Esce ora, a cura di un poeta e studioso a lungo sodale di Spatola, Giovanni Fontana, Opera, che di Spatola contiene ciò che si potrebbe dire tradizionalmente «tutte le poesie» (comprese le «visive»), se non fosse che per un’opera come questa il concetto di «tutte le poesie» è in conflitto con la natura stessa, appunto, dell’opera (in un elegante e funzionale volume dia•foria Viareggio, dream Book edizioni, pp. 508, € 38,00). All’ampia e densa introduzione di Fontana (Guarda come il testo si serve del corpo) seguono due ricordi famigliari di Bianca Maria Bonazzi e di Riccardo Spatola, vedova e figlio di Spatola (entrambi con l’immagine del poeta seduto su una sedia nella cucina di Mulino di Bazzano, abitazione e sede editoriale, alle prese con la sua sigaretta: un’icona); chiudono il volume un album fotografico e, posto nella tasca della terza di copertina, un cd che contiene, da vari archivi, quindici registrazioni delle performance di Spatola («poesia sonora» compresa e comprese le celebri Valse Sabre e Aviation/Aviateur), solo alcune in comune con le undici del 33 giri – con cd e con libretto – uscito l’anno scorso negli Stati Uniti in un’edizione di 250 copie curata e introdotta dallo stesso Fontana: Ionisation and Other Sound Poems ($ 22,95), nel cui titolo è chiaro l’omaggio a Edgard Varèse.
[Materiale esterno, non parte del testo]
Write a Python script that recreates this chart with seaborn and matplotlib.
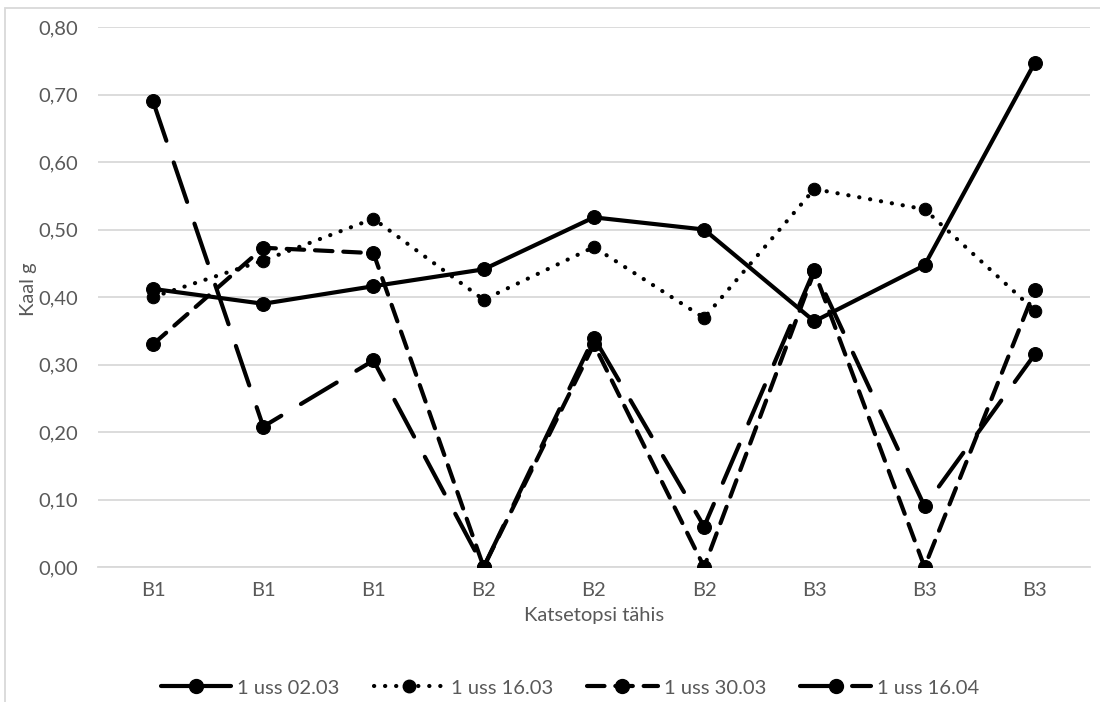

L’introduzione di Fontana è guida stesa con mano sicura da un conoscitore attento per avventurarsi al viaggio dentro l’opera. Per esempio, il rapporto di Spatola con il Gruppo 63. Spatola era un navigatore solitario, uno sperimentale anche fuori del gruppo, sperimentale anche se il Gruppo 63 non fosse esistito. Come Emilio Villa. Del quale Spatola scrisse: «Aveva contatti con tutti: dai post-surrealisti francesi a tutti gli altri. Il mio amore per Villa è stato ed è una delle costanti della mia vita, anche se abbiamo avuto spesso dei dissapori per ragioni varie, nel senso che lui non voleva che io frequentassi i Novissimi, e i Novissimi non tolleravano che io frequentassi Emilio Villa». Si era nel 1962, erano momenti di molte intenzioni e di qualche confusione, certi fatti si stavano solo annunciando.